Goldman piloted a glider during World War II and silently landed three times behind enemy lines in Europe.

"I always said I was a fighter pilot in a glider pilot's body," Goldman said. "I flew that glider like a fighter pilot. I did maneuvers and things no other glider pilot would. They thought I was crazy."

Goldman joined about 50 of the surviving glider pilots at a Holiday Inn in Fairborn on Saturday, Sept. 27 for the National WWII Glider Pilots Association 38th reunion.

"We had a real big turnout," said the 85-year-old from Houston. "There's not many of us left, but a lot of family members were there too."

During the war there were 6,000 glider pilots that participated in every major invasion, according to the organization's Web site. One veteran is quoted on the site describing the experience of piloting a glider "like flying a stick of dynamite through the gates of Hell." The Defense Department ended the glider program in the 1950s.

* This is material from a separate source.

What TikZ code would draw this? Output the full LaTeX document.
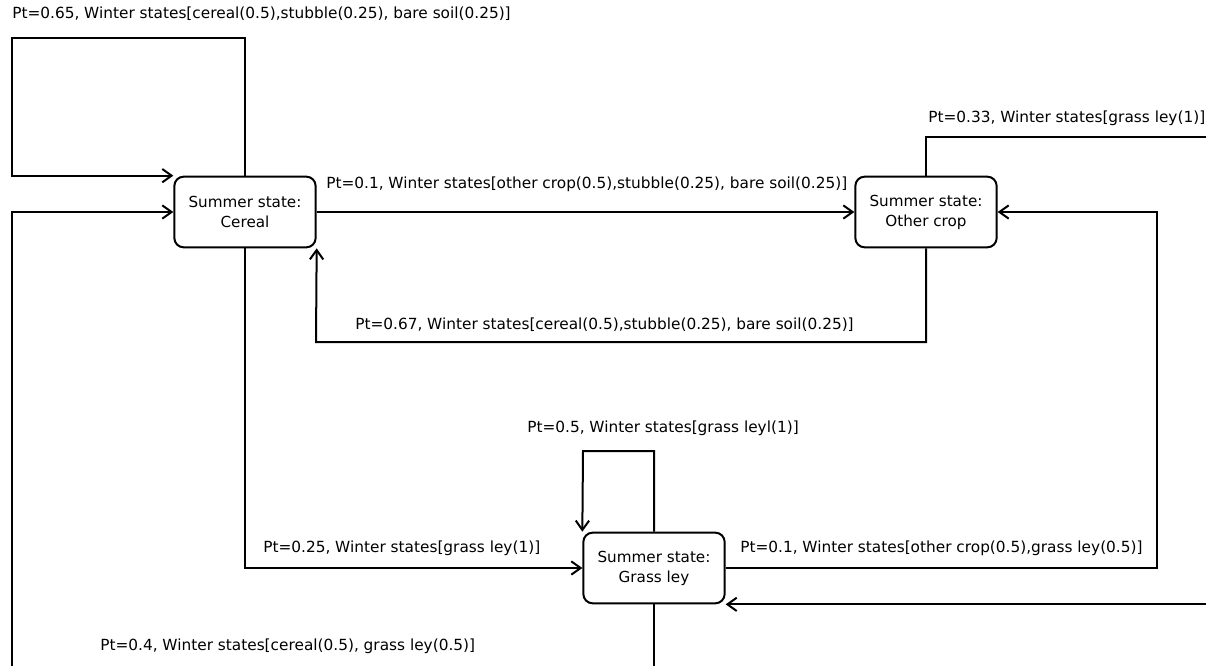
\documentclass[tikz,border=0pt]{standalone}
\usepackage{fontspec}
\setmainfont{DejaVu Sans}
\usetikzlibrary{arrows, arrows.meta}
\usetikzlibrary{positioning}

\begin{document}
\begin{tikzpicture}[x=0.75pt, y=-0.75pt,
  state/.style={draw, line width=1.5pt, rounded corners=7pt, minimum width=106pt, minimum height=53pt, align=center, font=\fontsize{11.4}{15}\selectfont},
  link/.style={-{Straight Barb[length=7pt, width=10pt]}, line width=1.5pt},
  lbl/.style={font=\fontsize{11.5}{13}\selectfont, inner sep=0pt}]

\useasboundingbox (0,0) rectangle (1206,665);
\clip (0,0) rectangle (1206,665);

%states
\node [state] (cereal) at (245,212) {Summer state:\\Cereal};
\node [state] (other) at (926,212) {Summer state:\\Other crop};
\node [state] (grass) at (654,568) {Summer state:\\Grass ley};

%corners
\coordinate (loopc) at (12,38);
\coordinate (back) at (316,342);
\coordinate (loopg) at (583,451);
\coordinate (rise) at (1157,212);
\coordinate (offtop) at (1240,137);
\coordinate (offlow) at (offtop |- grass.south east);
\coordinate (offdown) at (654,700);
\coordinate (offleft) at (12,700);

%transitions
\draw[link] (cereal.north) |- (loopc) |- (cereal.north west);
\draw[link] (cereal.east) -- (other.west);
\draw[link] (other.south) |- (back) -- (cereal.south east);
\draw[link] (cereal.south) |- (grass.west);
\draw[link] (grass.north) |- (loopg) -- (grass.north west);
\draw[link] (grass.east) -| (rise) -- (other.east);
\draw[link] (other.north) |- (offtop) -- (offlow) -- (grass.south east);
\draw[link] (grass.south) -- (offdown) -- (offleft) |- (cereal.west);

%labels
\node [lbl, anchor=west] (t1) at (12,14) {Pt=0.65, Winter states[cereal(0.5),stubble(0.25), bare soil(0.25)]};
\node [lbl, anchor=west] (t2) at (326,184) {Pt=0.1, Winter states[other crop(0.5),stubble(0.25), bare soil(0.25)]};
\node [lbl, anchor=west] (t3) at (355,325) {Pt=0.67, Winter states[cereal(0.5),stubble(0.25), bare soil(0.25)]};
\node [lbl, anchor=west] (t4) at (928,118) {Pt=0.33, Winter states[grass ley(1)]};
\node [lbl, anchor=west] (t5) at (527,428) {Pt=0.5, Winter states[grass leyl(1)]};
\node [lbl, anchor=west] (t6) at (263,548) {Pt=0.25, Winter states[grass ley(1)]};
\node [lbl, anchor=west] (t7) at (740,548) {Pt=0.1, Winter states[other crop(0.5),grass ley(0.5)]};
\node [lbl, anchor=west] (t8) at (100,646) {Pt=0.4, Winter states[cereal(0.5), grass ley(0.5)]};

\end{tikzpicture}
\end{document}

Goldman's wartime experiences are chronicled in a new book he penned called "Silent Warrior." While in Dayton he toured the Air Force Museum at Wright-Patterson and left some photos and mementoes celebrating glider pilots along with copies of his book at the museum.

"They never had anything from glider pilots," Goldman said. "I'll have a special place there at the Air Force museum."

Goldman worried this would be the last time he saw many of his fellow glider pilots.

"There's not many of us left," he said.